The second uncanny moment: on the afternoon of September 11, 2001, I had taken a walk down the mountain to the grocery store, where I filled up a backpack with bread, coffee, cheese, salami, chocolate and tuna fish to last the week. I decided to take the tram back up, since the walk from the station, while equally long, would be along the flat path that traversed the mountain. An old man with thick glasses and a purple scarf was listening to a hand-held radio in the tram, and through the fog of my poor German I could make out the outline of a small plane accident in New York City. In the following days I called family and friends in New York, and when I could finally access the internet, I watched the impact and collapse of the towers on Youtube, the streaking shapes of men and women jumping from the highest floors. Then I listened to a song that someone had written and sent to me—It’ll never be the same again, it went. Everyone I talked to seemed angry, resolved, fearful. I didn’t feel any of this; I had been reading Walter LaFeber’s Inevitable Revolutions and the COINTELPRO Papers, and to my mind, the government had amassed such a record of atrocity that a retaliatory attack was, if not deserved, unsurprising.

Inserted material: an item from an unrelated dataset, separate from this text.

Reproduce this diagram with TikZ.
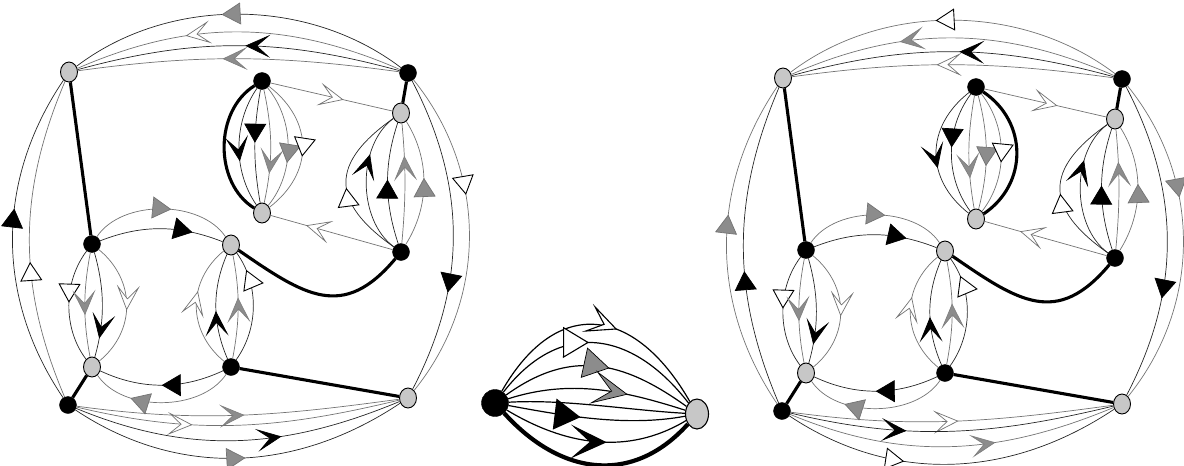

Needless to say, this position alienated me even further from American political discourse. It was with a mixture of companionship and awe that I kept turning back to Austerlitz, whose observations about architecture and capitalism seemed eerily prescient on 9/11: “outsize buildings cast the shadow of their own destruction before them, and are designed from the first with an eye to their later existence as ruins.” I admit that this kind of language may strike some as intolerably abstracted from the actual events, and if this passage struck me at that moment as an insight into the falling towers, it was an insight made possible by my vantage point of safe remove. However, Sebald’s genius, like Virginia Woolf’s, endows abstraction with morality; like Woolf, he writes a mannered prose that is both aesthetically conservative and politically radical. For me, Austerlitz and Sebald revealed a new mode of political expression, relying on the tools of literature rather than the tools of rhetoric, and whose final goal is a recuperation of the truth, rather than an accusation of the lying parties. As he writes in “An Attempt at Restitution,” “There are many different kinds of writing…only in literature, however, can there be an attempt at restitution over and above the mere recital of facts, and over and above scholarship.” History will be reshaped and retold, and facts, of course, can change with power and influence; literature confirms what remains unknown.